In the setting of Riemann integration, we have the following change of variables formula:
Let $[a,b]$ be a closed interval, and let $\phi:[a,b]\to[\phi(a),\phi(b)]$ be a continuous monotone increasing function. Let $f:[\phi(a),\phi(b)]\to{\Bbb R}$ be a Riemann integrable function on $[\phi(a),\phi(b)]$. The $f\circ\phi:[a,b]\to{\Bbb R}$ is Riemann-Stieltjes integrable with respect to $\phi$ on $[a,b]$ and
$$
\int_{[a,b]}f\circ\phi\ d\phi=\int_{[\phi(a),\phi(b)]}f. \tag{1}
$$
In the setting of Lebesgue integration, we have the following:
Let $(X,{\mathcal B},\mu)$ be a measure space, and let $\phi:X\to Y$ be a measurable morphism from $(X,{\mathcal B})$ to another measurable space $(Y,{\mathcal C})$. Define the pushforward $\phi_*\mu:{\mathcal C}\to[0,+\infty]$ of $\mu$ by $\phi$ by the formula
$\phi_*\mu(E):=\mu(\phi^{-1}(E))$. If $f:Y\to[0,+\infty]$ is measurable, then
$$
\int_Y f\ d\phi_*\mu=\int_X(f\circ\phi)\ d\mu. \tag{2}
$$
My question is: how can I interpret (1) in terms of (2)?
Best Answer
The key is to understand what $d\phi$ is; formally, it is the Lebesgue-Stieltjes measure associated to the increasing, right-continuous function $\phi$ (if you're concerned that $\phi$ is not defined on all of $\mathbb{R}$ as in the usual treatment, you can extend $\phi$ in the canonical way).

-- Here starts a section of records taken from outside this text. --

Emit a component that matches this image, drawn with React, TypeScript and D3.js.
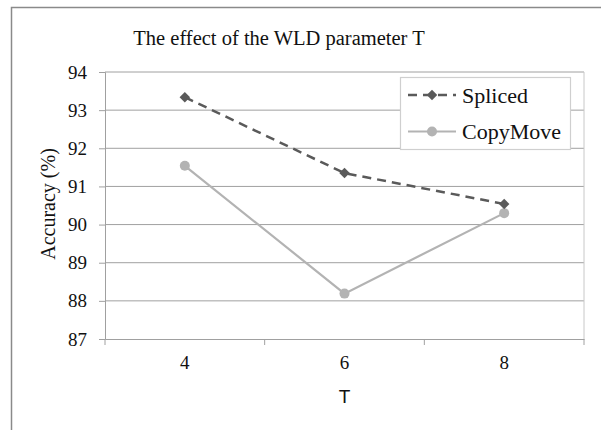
import React, { useEffect, useRef } from 'react';
import * as d3 from 'd3';

const categories = ['4', '6', '8'];
const spliced = [93.34, 91.35, 90.54];
const copyMove = [91.54, 88.19, 90.3];
const yTicks = [87, 88, 89, 90, 91, 92, 93, 94];
const seriesNames = ['Spliced', 'CopyMove'];

const SERIF = '"Liberation Serif", "Times New Roman", serif';
const SANS = '"Liberation Sans", Arial, sans-serif';

const App = () => {
  const chartRef = useRef<SVGSVGElement>(null);

  useEffect(() => {
    drawChart();
  }, []);

  const drawChart = () => {
    const width = 601;
    const height = 430;
    const margin = { left: 105, right: 17, top: 72, bottom: 91 };

    const svg = d3.select(chartRef.current)
      .attr('width', width)
      .attr('height', height)
      .style('position', 'absolute')
      .style('left', 0)
      .style('top', 0)
      .style('background', 'white')
      .style('font-family', SERIF);

    svg.selectAll('*').remove();

    // outer chart frame
    svg.append('rect')
      .attr('x', 11.5).attr('y', 7.5)
      .attr('width', 620).attr('height', 460)
      .attr('fill', 'none')
      .attr('stroke', '#8a8a8a')
      .attr('stroke-width', 1.5);

    const x = d3.scaleBand()
      .domain(categories)
      .range([margin.left, width - margin.right]);

    const y = d3.scaleLinear()
      .domain([87, 94])
      .range([height - margin.bottom, margin.top]);

    // gridlines
    svg.append('g')
      .selectAll('line')
      .data(yTicks.slice(1))
      .join('line')
      .attr('x1', margin.left)
      .attr('x2', width - margin.right)
      .attr('y1', d => y(d))
      .attr('y2', d => y(d))
      .attr('stroke', '#a0a0a0')
      .attr('stroke-width', 1);

    // plot area right border
    svg.append('line')
      .attr('x1', width - margin.right).attr('x2', width - margin.right)
      .attr('y1', margin.top).attr('y2', height - margin.bottom)
      .attr('stroke', '#c8c8c8');

    // y axis
    const yAxis = svg.append('g')
      .attr('transform', `translate(${margin.left},0)`)
      .call(d3.axisLeft(y).tickValues(yTicks).tickFormat(d3.format('d')).tickSize(6).tickPadding(12));
    yAxis.attr('font-family', null).attr('font-size', null);
    yAxis.select('.domain').attr('stroke', '#a0a0a0');
    yAxis.selectAll('.tick line').attr('stroke', '#a0a0a0');
    yAxis.selectAll('text')
      .style('font-size', '19px')
      .style('font-family', SERIF)
      .attr('fill', '#111');

    // x axis
    const xAxis = svg.append('g')
      .attr('transform', `translate(0,${height - margin.bottom})`)
      .call(d3.axisBottom(x).tickSize(0).tickPadding(17));
    xAxis.attr('font-family', null).attr('font-size', null);
    xAxis.select('.domain').attr('stroke', '#a0a0a0');
    xAxis.selectAll('text')
      .style('font-size', '19px')
      .style('font-family', SERIF)
      .attr('fill', '#111');
    // category boundary ticks
    svg.append('g')
      .selectAll('line')
      .data(categories.concat(['end']))
      .join('line')
      .attr('x1', (d, i) => margin.left + i * x.bandwidth())
      .attr('x2', (d, i) => margin.left + i * x.bandwidth())
      .attr('y1', height - margin.bottom)
      .attr('y2', height - margin.bottom + 6)
      .attr('stroke', '#a0a0a0');

    const cx = (d: string) => (x(d) as number) + x.bandwidth() / 2;

    const line = d3.line<number>()
      .x((d, i) => cx(categories[i]))
      .y(d => y(d));

    // CopyMove
    svg.append('path')
      .datum(copyMove)
      .attr('d', line)
      .attr('fill', 'none')
      .attr('stroke', '#b3b3b3')
      .attr('stroke-width', 2.2);
    svg.append('g')
      .selectAll('circle')
      .data(copyMove)
      .join('circle')
      .attr('cx', (d, i) => cx(categories[i]))
      .attr('cy', d => y(d))
      .attr('r', 5)
      .attr('fill', '#b3b3b3');

    // Spliced
    const diamond = d3.symbol().type(d3.symbolDiamond2).size(70);
    svg.append('path')
      .datum(spliced)
      .attr('d', line)
      .attr('fill', 'none')
      .attr('stroke', '#5a5a5a')
      .attr('stroke-width', 2.5)
      .attr('stroke-dasharray', '9,6');
    svg.append('g')
      .selectAll('path')
      .data(spliced)
      .join('path')
      .attr('d', diamond as any)
      .attr('transform', (d, i) => `translate(${cx(categories[i])},${y(d)})`)
      .attr('fill', '#5a5a5a');

    // legend
    const lg = svg.append('g');
    lg.append('rect')
      .attr('x', 400.5).attr('y', 77.5)
      .attr('width', 170).attr('height', 72)
      .attr('fill', 'white')
      .attr('stroke', '#cfcfcf')
      .attr('stroke-width', 1.2);
    const rows = [95, 131.5];
    seriesNames.forEach((name, i) => {
      const ry = rows[i];
      lg.append('line')
        .attr('x1', 408).attr('x2', 456)
        .attr('y1', ry).attr('y2', ry)
        .attr('stroke', i === 0 ? '#5a5a5a' : '#b3b3b3')
        .attr('stroke-width', i === 0 ? 2.5 : 2.2)
        .attr('stroke-dasharray', i === 0 ? '9,6' : null);
      if (i === 0) {
        lg.append('path')
          .attr('d', diamond as any)
          .attr('transform', `translate(432,${ry})`)
          .attr('fill', '#5a5a5a');
      } else {
        lg.append('circle')
          .attr('cx', 432).attr('cy', ry).attr('r', 5)
          .attr('fill', '#b3b3b3');
      }
      lg.append('text')
        .attr('x', 462).attr('y', ry + 7.5)
        .style('font-size', '22px')
        .attr('fill', '#111')
        .text(name);
    });

    // title
    svg.append('text')
      .attr('x', 279).attr('y', 45)
      .attr('text-anchor', 'middle')
      .style('font-size', '20.5px')
      .attr('fill', '#111')
      .text('The effect of the WLD parameter T');

    // axis titles
    svg.append('text')
      .attr('transform', 'translate(55,204) rotate(-90)')
      .attr('text-anchor', 'middle')
      .style('font-size', '20px')
      .attr('fill', '#111')
      .text('Accuracy (%)');

    svg.append('text')
      .attr('x', cx('6')).attr('y', 403)
      .attr('text-anchor', 'middle')
      .style('font-size', '19px')
      .style('font-family', SANS)
      .attr('fill', '#111')
      .text('T');
  };

  return <svg ref={chartRef}></svg>;
};

export default App;
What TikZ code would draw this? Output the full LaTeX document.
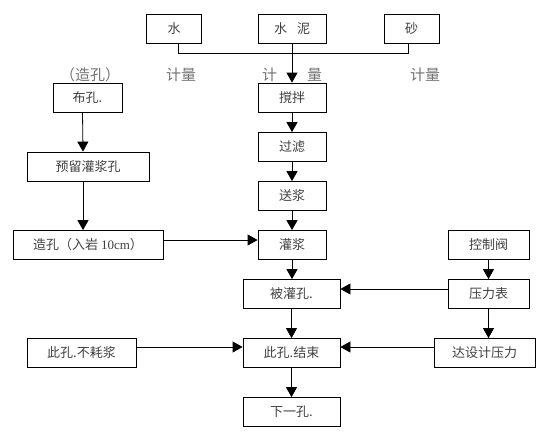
\documentclass[tikz,border=0pt]{standalone}
\usepackage{fontspec}
\setmainfont{Liberation Serif}
\newfontfamily\cjk{Noto Sans CJK SC}
\usetikzlibrary{
  arrows.meta, % for arrow tips
  positioning}
\tikzset{
  proc box/.style={
    shape=rectangle, draw, line width=.8pt, minimum height=29pt,
    inner sep=0pt, text=black!75,
    font=\cjk\fontsize{13}{13}\selectfont},
  meter label/.style={
    text=black!55, inner sep=0pt,
    font=\cjk\fontsize{15}{15}\selectfont},
  flow/.style={line width=.8pt, -{Triangle[length=10pt,width=11pt]}}
}

\begin{document}
\begin{tikzpicture}[x=1pt, y=-1pt, line width=.8pt]
\useasboundingbox (0,0) rectangle (554,432);

% materials
\node[proc box, minimum width=55pt] (water)  at (174,29)   {水};
\node[proc box, minimum width=68pt] (cement) at (292,29)   {水\hspace{10pt}泥};
\node[proc box, minimum width=55pt] (sand)   at (411.5,29) {砂};

\node[meter label] (water-m)  at (181,75)   {计量};
\node[meter label] (cement-m) at (292,75)   {计\hspace{30pt}量};
\node[meter label] (sand-m)   at (425,75)   {计量};
\node[meter label] (hole-m)   at (90,75)    {（造孔）};

% hole branch
\node[proc box, minimum width=69pt]  (lay)     at (87.5,97.5) {布孔.};
\node[proc box, minimum width=122pt] (reserve) at (88,166.5)  {预留灌浆孔};
\node[proc box, minimum width=150pt] (drill)   at (88,245)
  {造孔（入岩 {\rmfamily 10cm}）};

% main line
\node[proc box, minimum width=68pt] (mix)    at (292,97.5)  {撹拌};
\node[proc box, minimum width=68pt] (filter) at (292,147)   {过滤};
\node[proc box, minimum width=68pt] (pump)   at (292,196)   {送浆};
\node[proc box, minimum width=68pt] (grout)  at (292,245)   {灌浆};
\node[proc box, minimum width=97pt] (filled) at (291.5,294) {被灌孔.};
\node[proc box, minimum width=97pt] (done)   at (291.5,353) {此孔.结束};
\node[proc box, minimum width=97pt] (next)   at (291.5,412) {下一孔.};

% pressure branch
\node[proc box, minimum width=109pt] (no-take) at (81.5,353)  {此孔.不耗浆};
\node[proc box, minimum width=81pt]  (valve)   at (488.5,245) {控制阀};
\node[proc box, minimum width=81pt]  (gauge)   at (488.5,294) {压力表};
\node[proc box, minimum width=101pt] (reach)   at (484.5,353) {达设计压力};

\draw ([xshift=4pt]water.south) -- ++(0,9) -| ([xshift=-3pt]sand.south);
\draw[flow] (cement.south) -- (mix.north);

\draw[flow] ([xshift=-5pt]lay.south) -- ([xshift=-5pt]reserve.north);
\draw[flow] ([xshift=-5pt]reserve.south) -- ([xshift=-5pt]drill.north);
\draw[flow] ([yshift=5pt]drill.east) -- ([yshift=5pt]grout.west);

\draw[flow] (mix) -- (filter);
\draw[flow] (filter) -- (pump);
\draw[flow] (pump) -- (grout);
\draw[flow] (grout.south) -- (grout.south|-filled.north);
\draw[flow] (filled) -- (done);
\draw[flow] (done) -- (next);

\draw[flow] (valve) -- (gauge);
\draw[flow] (gauge) -- (gauge|-reach.north);
\draw[flow] ([yshift=5pt]gauge.west) -- ([yshift=5pt]filled.east);
\draw[flow] ([yshift=6pt]reach.west) -- ([yshift=6pt]done.east);
\draw[flow] ([yshift=6pt]no-take.east) -- ([yshift=6pt]done.west);
\end{tikzpicture}
\end{document}
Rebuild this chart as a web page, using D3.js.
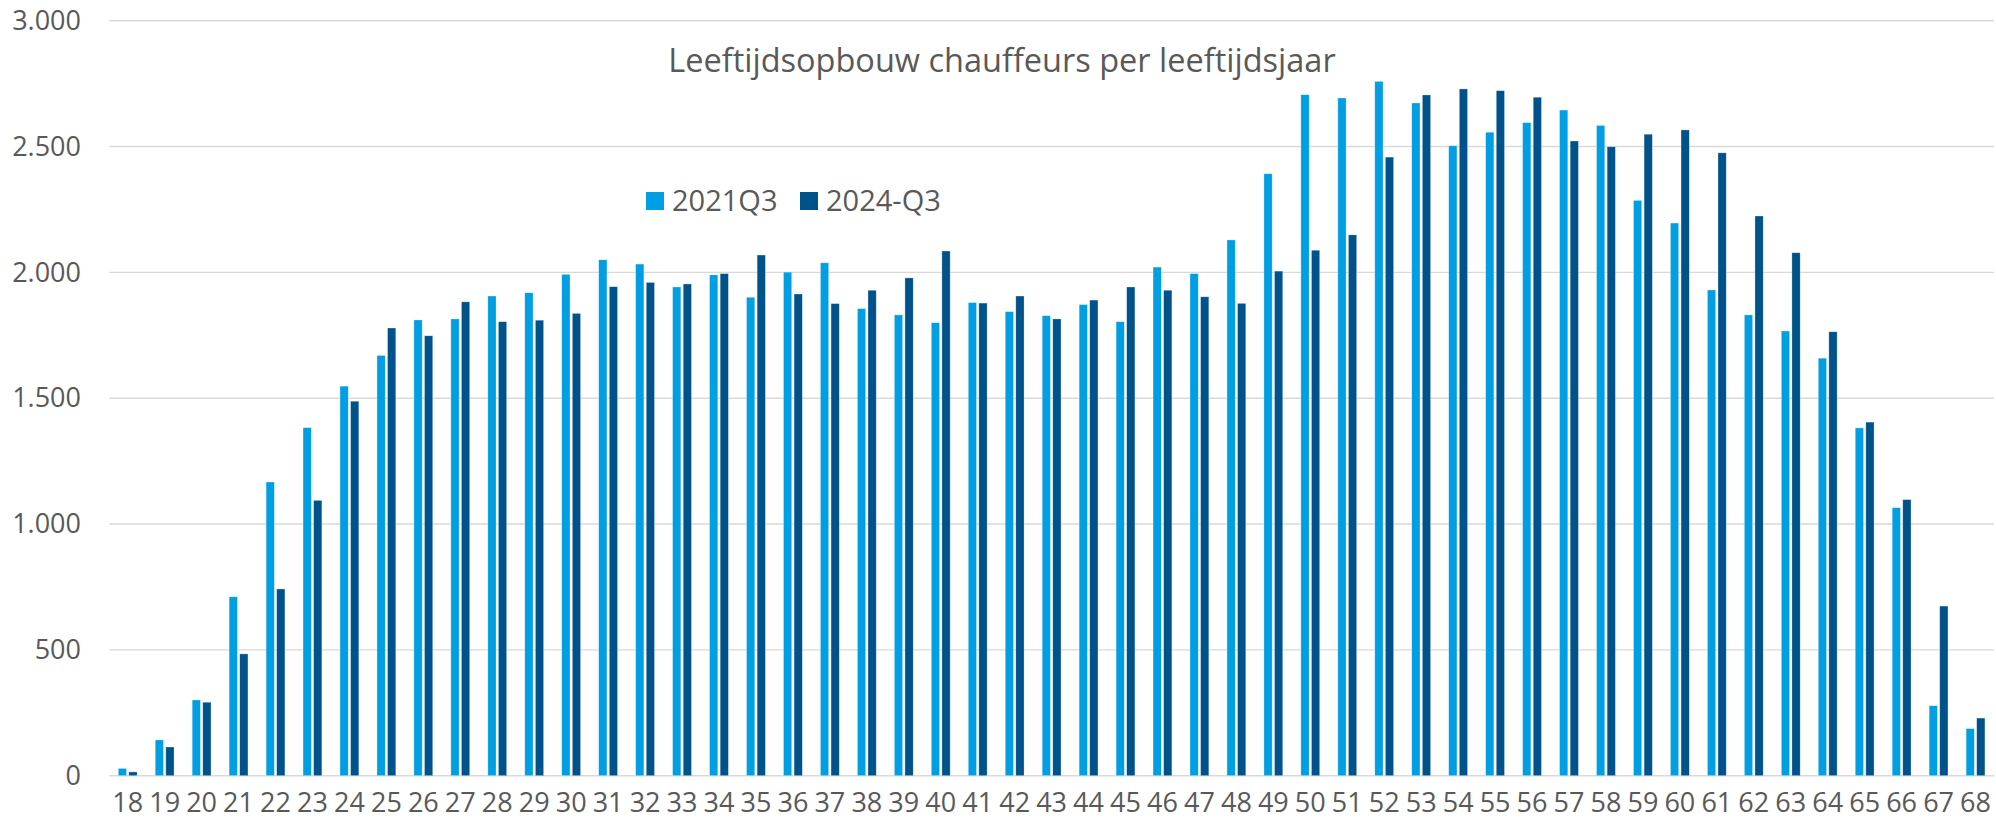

In particular, $$d\phi( (a,b)) = \phi(b) - \phi(a) $$
Looking at the Lebesgue change-of-variables theorem, if we take $\mu$ to be the above measure, then we obtain $$ \int_{[a,b]} f \circ \phi \, d\phi = \int_{[ \phi(a), \phi(b)]} f d( \phi_{\ast}d\phi) $$ Well, what is the measure $\phi_{\ast} d\phi$? If $E$ is an interval $E = (\phi(c_1), \phi(c_2))$, then by the definition of the pushforward and the fact that $\phi$ is increasing, we have $$ \phi_{\ast} d\phi(E) = d\phi((c_1, c_2)) = \phi(c_2) - \phi(c_1) $$ Thus $\phi_{\ast} d\phi$ takes intervals and returns exactly their length! Then, completing this measure to a Borel measure, etc, it must be the Lebesgue measure, and so it is $dx$ as desired.